The rule that visual features must be assessed ‘at rest’ applies to features produced by software. For example, a computer monitor might display icons when it is being used, but those icons are not part of the visual appearance of the monitor.

Examiners need to carefully assess the design as it appears on the Register to decide whether, on balance, the relevant visual features are produced by software. In the case of a display screen, this is very likely to be the case. Visual features that are displayed on, for example, the screen of a computer monitor through the operation of software do not exist when the computer is switched off. Therefore they are not part of the visual appearance of the computer.

The examiner might find that the relevant visual features exist as permanent markings (e.g. paint on the surface of the screen) or that some visual features are permanent while others are transient.

Where there is any doubt, we should find that the features are not visual features that form part of the design, and examine on the basis that they do not exist.

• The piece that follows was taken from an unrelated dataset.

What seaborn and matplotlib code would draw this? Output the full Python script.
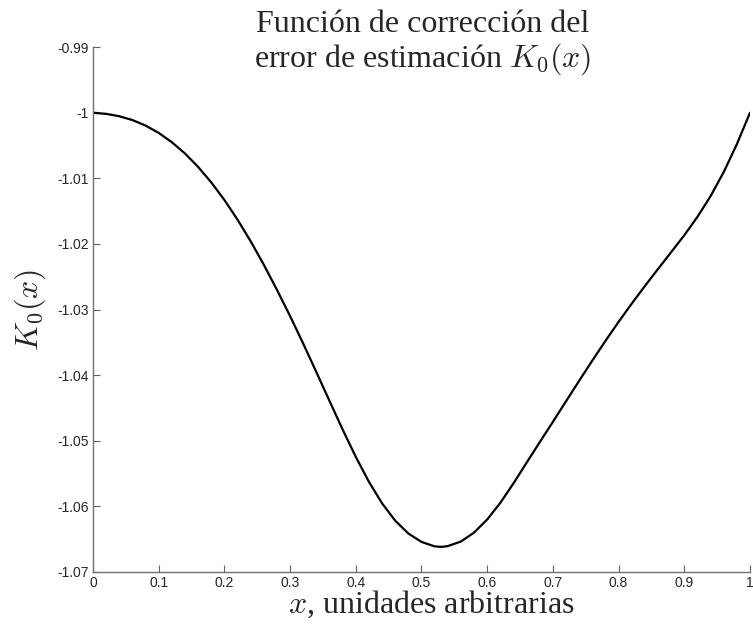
import matplotlib
matplotlib.use("Agg")
import matplotlib.pyplot as plt
import seaborn as sns
import pandas as pd
from matplotlib.ticker import FuncFormatter

# Correction function K0(x) sampled over [0, 1]
x_vals = [0.00, 0.02, 0.04, 0.06, 0.08, 0.10, 0.12, 0.14, 0.16, 0.18,
          0.20, 0.22, 0.24, 0.26, 0.28, 0.30, 0.32, 0.34, 0.36, 0.38,
          0.40, 0.42, 0.44, 0.46, 0.48, 0.50, 0.52, 0.53, 0.54, 0.56,
          0.58, 0.60, 0.62, 0.64, 0.66, 0.68, 0.70, 0.72, 0.74, 0.76,
          0.78, 0.80, 0.82, 0.84, 0.86, 0.88, 0.90, 0.92, 0.94, 0.96,
          0.98, 1.00]
k0_vals = [-1.00000, -1.00018, -1.00054, -1.00112, -1.00196, -1.00308,
           -1.00450, -1.00622, -1.00826, -1.01062, -1.01330, -1.01630,
           -1.01960, -1.02318, -1.02700, -1.03100, -1.03520, -1.03954,
           -1.04394, -1.04830, -1.05246, -1.05626, -1.05954, -1.06218,
           -1.06414, -1.06542, -1.06610, -1.06618, -1.06606, -1.06536,
           -1.06400, -1.06200, -1.05946, -1.05650, -1.05334, -1.05022,
           -1.04712, -1.04398, -1.04086, -1.03778, -1.03478, -1.03188,
           -1.02910, -1.02642, -1.02382, -1.02126, -1.01868, -1.01588,
           -1.01272, -1.00906, -1.00480, -1.00000]
x_ticks = [0, 0.1, 0.2, 0.3, 0.4, 0.5, 0.6, 0.7, 0.8, 0.9, 1]
y_ticks = [-1.07, -1.06, -1.05, -1.04, -1.03, -1.02, -1.01, -1.00, -0.99]

sns.set_style("ticks")
plt.rcParams["font.family"] = ["Liberation Sans", "DejaVu Sans"]
plt.rcParams["mathtext.fontset"] = "cm"
plt.rcParams["axes.unicode_minus"] = False

df = pd.DataFrame({"x": x_vals, "K0": k0_vals})

fig = plt.figure(figsize=(7.53, 6.32), dpi=100)
ax = fig.add_axes([0.1235, 0.095, 0.8725, 0.8305])

sns.lineplot(data=df, x="x", y="K0", ax=ax, color="black", linewidth=1.6)
for ln in ax.get_lines():
    ln.set_solid_joinstyle("round")

ax.set_xlim(0, 1)
ax.set_ylim(-1.07, -0.99)
ax.set_xticks(x_ticks)
ax.set_yticks(y_ticks)
ax.xaxis.set_major_formatter(FuncFormatter(lambda v, p: f"{v:g}"))
ax.yaxis.set_major_formatter(FuncFormatter(lambda v, p: f"{v:g}"))
ax.tick_params(direction="in", length=5, width=0.8, color="#606060",
               labelsize=10, pad=3)

for side in ("top", "right"):
    ax.spines[side].set_visible(False)
for side in ("left", "bottom"):
    ax.spines[side].set_color("#707070")
    ax.spines[side].set_linewidth(1.0)

serif = ["Liberation Serif", "DejaVu Serif"]
fig.text(423 / 753, 1 - 10 / 632,
         "Función de corrección del\nerror de estimación $K_0(x)$",
         fontsize=23, family=serif, ha="center", va="top", linespacing=1.1)
ax.set_xlabel("$x$, unidades arbitrarias", fontsize=23, family=serif)
ax.xaxis.set_label_coords(0.515, -0.032)
ax.set_ylabel("$K_0(x)$", fontsize=23, family=serif)
ax.yaxis.set_label_coords(-0.068, 0.5)

fig.savefig("out.png", dpi=100, facecolor="white")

Clarification can be sought from the owner in response to a 1st report being issued.

​​​​​​Example

Historically it has been determined that transitory screen images are not considered to be a visual feature of a display screen or monitor. This determination was confirmed in Apple Inc [2017] ADO 6, which answered the following questions:

1. Whether an image placed in a dotted-line square box titled ‘display screen’ was a product

2. Whether the ground for revocation citing a blank display screen was appropriate.

Question 1 was answered on the basis that a display screen is something that is manufactured, meeting the definition of a product.

Question 2 was answered on the basis that images that appear on a display screen are not considered a quality or attribute of the display screen itself. They are not visual features of the display screen – they are manifestations of software in combination with hardware and streams of electrons.